Knit With Feeling, Holly Burnham

I love to knit. Not discounting the occasional cuss word when perfect is not achieved,
I have to say I find it relaxing and knitting brings me peace.

That said, there was “The Sweater”.

I had picked out a sweet cabled cardigan for my then four year old granddaughter. Ashley has soft brown hair and a pixie look about her. When I looked at that pattern,
I pictured her romping through fields of wild flowers with a gentle breeze blowing
through her tumbling locks….get the picture?

I picked a steel blue yarn and settled into my rocker for a decent session of knitting. Armed with a cup of tea, I cast on the back of “The Sweater”. I will not go into the detail of the trials and tribulations of completing a sweater I know originated in the depths of hell. When I was too far into the project to even consider frogging it, I had faced typos, pattern errors and instructions that skipped entire sections of needed directions.

I tensed every time I even looked at the knitting bag that held that sweater. I found any excuse to start and knit to completion many other projects while “The Sweater” lay in wait. Christmas loomed. I NEEDED to get on with Ashley’s sweater. At this point all my other grandchildren had a finished sweater.

One morning as I was complaining to my daughter, Lori, about my ordeal, she chastised me for knitting bad thoughts and vibes into her niece’s gift.

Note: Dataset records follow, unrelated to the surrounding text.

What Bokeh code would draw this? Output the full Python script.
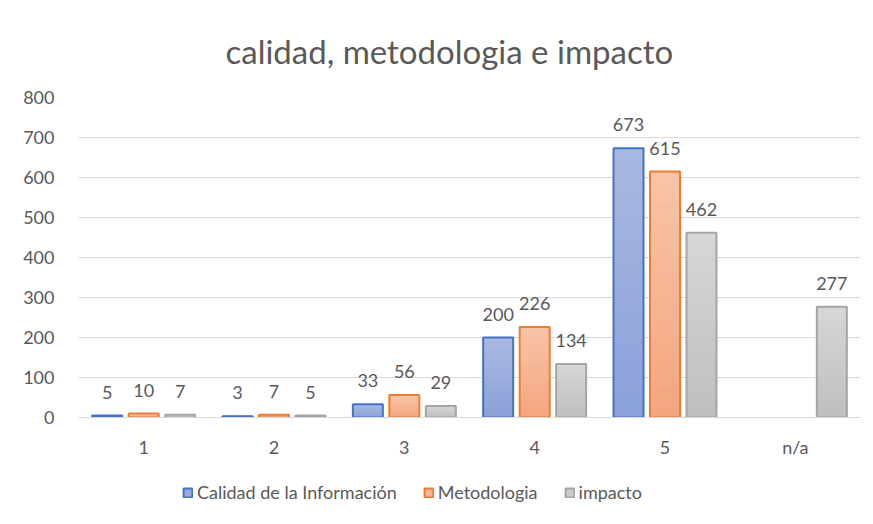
from bokeh.plotting import figure
from bokeh.layouts import column
from bokeh.models import (ColumnDataSource, FactorRange, LabelSet, Legend, LegendItem, SingleIntervalTicker,
                          Title, BoxAnnotation)
from bokeh.core.properties import value
from bokeh.transform import dodge
from bokeh.embed import file_html
from bokeh.resources import INLINE
import numpy as np

categories = ["1", "2", "3", "4", "5", "n/a"]
calidad = [5, 3, 33, 200, 673, np.nan]
metodologia = [10, 7, 56, 226, 615, np.nan]
impacto = [7, 5, 29, 134, 462, 277]
series_names = ["Calidad de la Información", "Metodologia", "impacto"]

FONT = "Lato"
TXT = "#595959"

def lbl(vals):
    return ["" if (v != v) else str(int(v)) for v in vals]

def clean(vals):
    return [0 if v != v else v for v in vals]

data = {"cal": calidad, "met": metodologia, "imp": impacto}

src = ColumnDataSource(dict(
    cat=categories,
    cal=calidad, met=metodologia, imp=impacto,
    cal_l=lbl(calidad), met_l=lbl(metodologia), imp_l=lbl(impacto),
    cal_y=clean(calidad), met_y=clean(metodologia), imp_y=clean(impacto),
))

p = figure(x_range=FactorRange(*categories), y_range=(0, 800),
           width=865, height=460, output_backend="svg", toolbar_location=None,
           min_border_left=78, min_border_right=5, min_border_top=97, min_border_bottom=43)
p.title = None
t = Title(text="calidad, metodologia e impacto", align="left", offset=147, text_font=FONT,
          text_font_size="33px", text_font_style="normal", text_color=TXT, standoff=53)
p.add_layout(t, "above")

# legend-only figure placed under the chart (its proxy bars are hidden)
lf = figure(x_range=FactorRange(*categories), y_range=(-2, -1),
            width=865, height=56, output_backend="svg", toolbar_location=None,
            x_axis_location=None, y_axis_location=None,
            min_border_left=0, min_border_right=0, min_border_top=0, min_border_bottom=0)
lf.xgrid.grid_line_color = None
lf.ygrid.grid_line_color = None
lf.outline_line_color = None

off = 0.28
w = 0.23
NS = 24
specs = [
    ("cal", -off, (0xA9, 0xB8, 0xE1), (0x8A, 0xA1, 0xD9), "#4472c4"),
    ("met", 0.0, (0xF8, 0xC4, 0xA7), (0xF4, 0xA5, 0x7E), "#ed7d31"),
    ("imp", off, (0xD6, 0xD6, 0xD6), (0xBF, 0xBF, 0xBF), "#a5a5a5"),
]
legend_items = []
for key, o, ctop, cbot, lc in specs:
    vals = clean(data[key])
    # gradient: slices computed from the data values
    xs, bots, tops, cols = [], [], [], []
    for c, v in zip(categories, vals):
        if v <= 0:
            continue
        for k in range(NS):
            f = (k + 0.5) / NS
            col = tuple(int(round(cb + (ct - cb) * f)) for cb, ct in zip(cbot, ctop))
            xs.append(c)
            bots.append(v * k / NS)
            tops.append(v * (k + 1) / NS)
            cols.append("#%02x%02x%02x" % col)
    gsrc = ColumnDataSource(dict(cat=xs, bottom=bots, top=tops, color=cols))
    p.vbar(x=dodge("cat", o, range=p.x_range), bottom="bottom", top="top", width=w, source=gsrc,
           fill_color="color", line_color="color", line_width=1)
    p.vbar(x=dodge("cat", o, range=p.x_range), top=key, width=w, source=src,
           fill_color=None, line_color=lc, line_width=2)
    mid = "#%02x%02x%02x" % tuple((a + b) // 2 for a, b in zip(ctop, cbot))
    rp = lf.vbar(x=dodge("cat", o, range=lf.x_range), top=key, width=w, source=src,
                 fill_color=mid, line_color=lc, line_width=2, visible=False)
    legend_items.append(rp)
    ls = LabelSet(x=dodge("cat", o, range=p.x_range), y=key + "_y", text=key + "_l", source=src,
                  text_align="center", text_baseline="bottom", y_offset=17,
                  text_font=value(FONT), text_font_size="18px", text_color=TXT)
    p.add_layout(ls)

# white cover over the legend figure's frame
lf.add_layout(BoxAnnotation(fill_color="white", fill_alpha=1.0, line_color=None))

p.yaxis.ticker = SingleIntervalTicker(interval=100)
p.yaxis.axis_line_color = None
p.yaxis.major_tick_line_color = None
p.yaxis.minor_tick_line_color = None
p.yaxis.major_label_text_font = FONT
p.yaxis.major_label_text_font_size = "18px"
p.yaxis.major_label_text_color = TXT
p.yaxis.major_label_standoff = 18

p.xaxis.axis_line_color = "#d9d9d9"
p.xaxis.axis_line_width = 1
p.xaxis.major_tick_line_color = None
p.xaxis.minor_tick_line_color = None
p.xaxis.major_label_text_font = FONT
p.xaxis.major_label_text_font_size = "18px"
p.xaxis.major_label_text_color = TXT
p.xaxis.major_label_standoff = 12

p.xgrid.grid_line_color = None
p.ygrid.grid_line_color = "#d9d9d9"
p.ygrid.grid_line_width = 1
p.outline_line_color = None
p.x_range.range_padding = 0
p.x_range.group_padding = 0

legend = Legend(items=[LegendItem(label=n, renderers=[r]) for n, r in zip(series_names, legend_items)],
                orientation="horizontal", location=(104, 13),
                label_text_font=FONT, label_text_font_size="18px", label_text_color=TXT,
                glyph_width=11, glyph_height=11, spacing=26, label_standoff=4,
                inactive_fill_alpha=0.0,
                border_line_color=None, background_fill_alpha=0, margin=0, padding=0)
lf.add_layout(legend, "center")

layout = column(p, lf, spacing=0)
open("out.html", "w").write(file_html(layout, INLINE))
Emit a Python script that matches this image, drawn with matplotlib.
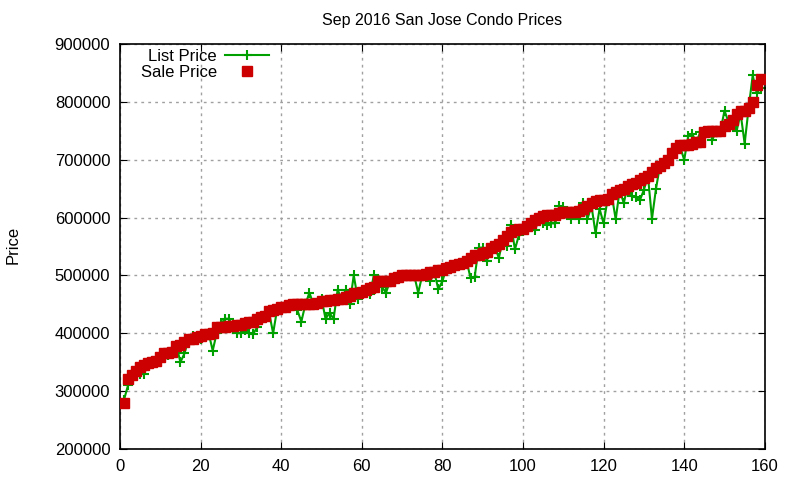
import matplotlib
matplotlib.use("Agg")
import matplotlib.pyplot as plt

# List and sale prices, one entry per condo (sorted by sale price)
list_price = [
    285000, 310000, 330000, 340000, 330000, 330000, 350000, 352000, 348000, 355000,
    365000, 362000, 370000, 378000, 350000, 365000, 390000, 395000, 392000, 390000,
    395000, 400000, 370000, 400000, 415000, 425000, 425000, 412000, 400000, 400000,
    405000, 400000, 398000, 410000, 425000, 430000, 435000, 400000, 442000, 445000,
    445000, 448000, 450000, 440000, 420000, 450000, 470000, 450000, 450000, 460000,
    425000, 435000, 425000, 475000, 460000, 475000, 450000, 500000, 460000, 470000,
    475000, 468000, 500000, 490000, 480000, 470000, 490000, 495000, 498000, 500000,
    500000, 500000, 500000, 470000, 500000, 502000, 490000, 505000, 476000, 490000,
    512000, 515000, 518000, 520000, 522000, 525000, 495000, 497000, 548000, 548000,
    525000, 548000, 550000, 530000, 562000, 550000, 588000, 545000, 570000, 580000,
    585000, 595000, 578000, 600000, 590000, 588000, 590000, 590000, 620000, 618000,
    610000, 598000, 610000, 598000, 625000, 598000, 620000, 573000, 615000, 590000,
    632000, 640000, 597000, 648000, 625000, 655000, 637000, 635000, 630000, 648000,
    672000, 598000, 650000, 690000, 695000, 700000, 714000, 720000, 722000, 700000,
    741000, 745000, 730000, 748000, 745000, 750000, 735000, 750000, 750000, 785000,
    765000, 768000, 750000, 780000, 728000, 790000, 846000, 815000, 825000,
]
sale_price = [
    280000, 320000, 328000, 335000, 342000, 345000, 348000, 350000, 352000, 358000,
    365000, 365000, 368000, 378000, 380000, 385000, 390000, 390000, 393000, 395000,
    398000, 398000, 400000, 410000, 410000, 410000, 412000, 412000, 415000, 415000,
    418000, 420000, 420000, 425000, 428000, 430000, 438000, 440000, 442000, 445000,
    445000, 448000, 450000, 450000, 450000, 450000, 450000, 450000, 452000, 455000,
    455000, 458000, 458000, 460000, 460000, 462000, 465000, 470000, 470000, 472000,
    475000, 478000, 480000, 490000, 490000, 490000, 490000, 495000, 498000, 500000,
    500000, 500000, 500000, 500000, 500000, 502000, 505000, 505000, 510000, 510000,
    512000, 515000, 518000, 520000, 522000, 525000, 530000, 535000, 535000, 538000,
    540000, 548000, 550000, 555000, 562000, 568000, 575000, 578000, 580000, 580000,
    585000, 590000, 595000, 600000, 602000, 605000, 605000, 605000, 608000, 610000,
    610000, 610000, 610000, 612000, 615000, 620000, 625000, 628000, 630000, 630000,
    632000, 640000, 645000, 648000, 650000, 655000, 658000, 660000, 665000, 668000,
    672000, 678000, 685000, 690000, 695000, 700000, 712000, 720000, 725000, 725000,
    725000, 728000, 730000, 730000, 748000, 750000, 750000, 750000, 750000, 758000,
    762000, 768000, 780000, 785000, 785000, 790000, 800000, 830000, 840000,
]
index = list(range(1, len(sale_price) + 1))

xticks = [0, 20, 40, 60, 80, 100, 120, 140, 160]
yticks = [200000, 300000, 400000, 500000, 600000, 700000, 800000, 900000]

plt.rcParams["font.family"] = ["Liberation Sans", "DejaVu Sans"]

fig = plt.figure(figsize=(8, 4.8), dpi=100)
ax = fig.add_axes([0.15, 0.065, 0.806, 0.843])

ax.plot(index, list_price, color="#00a000", lw=1.5, marker="+",
        markersize=7, markeredgewidth=1.5, label="List Price", zorder=2)
ax.plot(index, sale_price, color="#cc0000", ls="none", marker="s",
        markersize=6.5, label="Sale Price", zorder=3)

ax.set_xlim(0, 160)
ax.set_ylim(200000, 900000)
ax.set_xticks(xticks)
ax.set_yticks(yticks)
ax.tick_params(direction="in", top=True, right=True, labelsize=12, length=5,
               pad=7)
ax.grid(True, color="#a0a0a0", ls=(0, (2, 3)), lw=1)
for s in ax.spines.values():
    s.set_linewidth(1.2)

ax.set_title("Sep 2016 San Jose Condo Prices", fontsize=11.5, pad=14)
fig.text(0.016, 0.49, "Price", rotation=90, fontsize=12, ha="center",
         va="center")

ax.legend(loc="upper left", bbox_to_anchor=(0.017, 1.012), markerfirst=False,
          frameon=False, fontsize=12, handlelength=2.6, borderaxespad=0.2,
          labelspacing=0.05, handletextpad=0.5)

fig.savefig("out.png", dpi=100)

That conversation got me to thinking. Knitting a gift for someone we love is as close to hugging them as we can get without actually enveloping them in our arms. Generally, as I knit on something for someone I love, I am filled with warmth and feelings of joy. I think that’s why we get so passionate about knitting. We are literally sharing a piece of ourselves with the recipient.

After that chat with Lori I decided to change my attitude about Ashley’s sweater. As I knit on it, I thought about how beautifully the pieces were fitting together, I patted myself on the back for overcoming a very poorly written pattern and creating a lovely sweater.

When I wrapped that sweater in tissue I actually caressed it before putting the box cover on. I loved that sweater.

I will never knit harsh thoughts into another gift for a cherished loved one. I will, good naturedly, approach each difficult step with positive thoughts and I will frog the sucker immediately if I feel one iota of negativity flowing from my fingers to that yarn!